On the ride home, I'm going over some projects in my mind that I've been feeling kind of "stuck" on. I don't want to let go of them and yet I can't seem to get to the other side. I can't figure out the financial side of things. I can't figure out what work needs to get done in order to move forward. I can't get to where I want to be....
Yes, Thank you. By this point I've made the connection as well.
"Can't" sucks because it really does feel like "Can't". My daughter can do big arms. She can swim more than half the length of the pool and she can "super-glue" her chin to her chest in order to lift her fanny up while she swims. It feels awkward and unfamiliar and I'm sure scary at times to move in such a way with no side of the pool to lift herself onto within approachable sight. Under these circumstances, "Can't" certainly makes good sense. I get it. I'm the first to say, "Chill out baby" to myself. "Take a load off of a long day. Why add another headache to the list?

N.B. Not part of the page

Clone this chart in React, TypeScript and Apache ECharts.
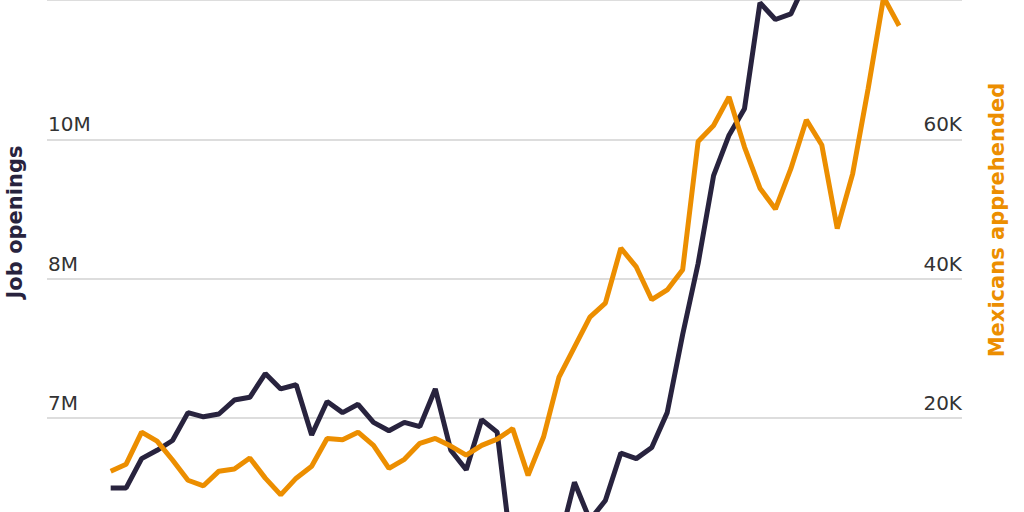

The laundry is done, the kids are asleep, let's deal with the project you've been working on tomorrow." I suppose this type of thinking is why it's become a project four years in the making.
I'm sure after Pre-school and teeth brushing and potty going and negotiating with Brother and Mother and peers all day, it would be easier to "Can't" ones way through swim class than to really go for it.
But then I see the pride on her face when she's swimming for fun and she can do it! "Look Mama," she says as she discovers her own confidence and skill. She knows she did this. Not her school teacher or her Mother or Miss Jennete. Her. All by MYSELF.
All by myself is a good feeling. It is the kryptonite to my can't. And it's what adds another hour to my long ass day. It's what feels so good about getting to the edge of the pool after the long lap and earning my "sit." My rest. After going through the motions of the day and doing what has to be done there is still something satisfying that is missing from my supposedly well deserved "nothing" time. It has become imperative that I do something for my soul in order for my ME time to feel complete. Some writing. Some reading. Or some chipping away at a project that will get done. "Can" get done.